The weather was borderline dreadful for the game I attended, chilly and rainy, but an alumni reunion and students populated the field a little bit more than I expected. They cheered at the right times, although I would hesitate to call them enthusiastic. This was also a makeup game that had been initially scheduled for the previous weekend. Again, this is a small venue, and I’d venture to say that it doesn’t get anywhere near capacity crowds unless it was a playoff game. Nevertheless, it wasn’t totally dead, so I’ll give the fans a middle-of-the-road grade.

Access 4

Interstate 376, aka the Parkway, is the best bet to reach Charles L. Cost Field if you’re driving; from either direction, follow the signs for Forbes Avenue and Petersen Events Center since the field is literally just across the street from that venue. Numerous parking garages surround the area, with an average price of $10, and there are several Port Authority bus lines that run from downtown to campus. Pitt has its own intra-campus bus system, but it’s not available to the public unless you’re a Pitt student or with one. The entrances are all wheelchair-accessible, and unlike Petersen Events Center, they’re relatively level to the street. Restrooms are big and well-maintained, also with easy access for everyone.

Return on Investment 3

Since baseball’s not the big sport at Pitt, tickets are very inexpensive–at the game I attended, which was against Duke, they were eight dollars.
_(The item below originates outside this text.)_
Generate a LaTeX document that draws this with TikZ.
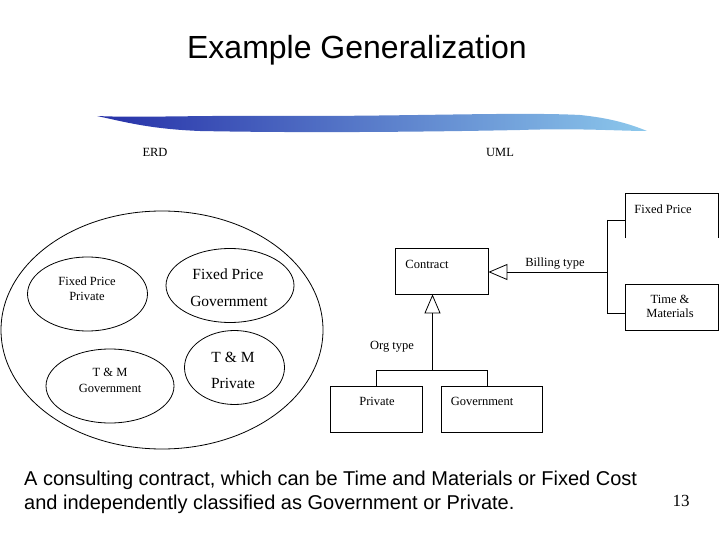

You can buy tickets through Ticketmaster, but there really isn’t a reason why you should have to pay those extra fees since the games aren’t going to sell out. Students and alumni get in free, and I was told that discounted tickets were available for their guests, although I wasn’t given a number. So if you absolutely love baseball and don’t care who’s playing, grab a ticket and enjoy the game if you’re in the area.

Extras 2

There’s a small souvenir stand on the main concourse selling Pitt baseball shirts and similar merchandise, but that’s about it. Not a lot of staff either, but all were very friendly. You can only have so much in such a little venue.

Final Thoughts

College baseball isn’t really a thing in Pittsburgh, so I wouldn’t call Charles L. Cost Field a must-see destination for visitors unless they’re absolute baseball fanatics. Pitt, though, is a Division I school, so the money’s available to make things nice, and this venue is a pleasant place to while away a lovely spring day and watch some no-frills baseball.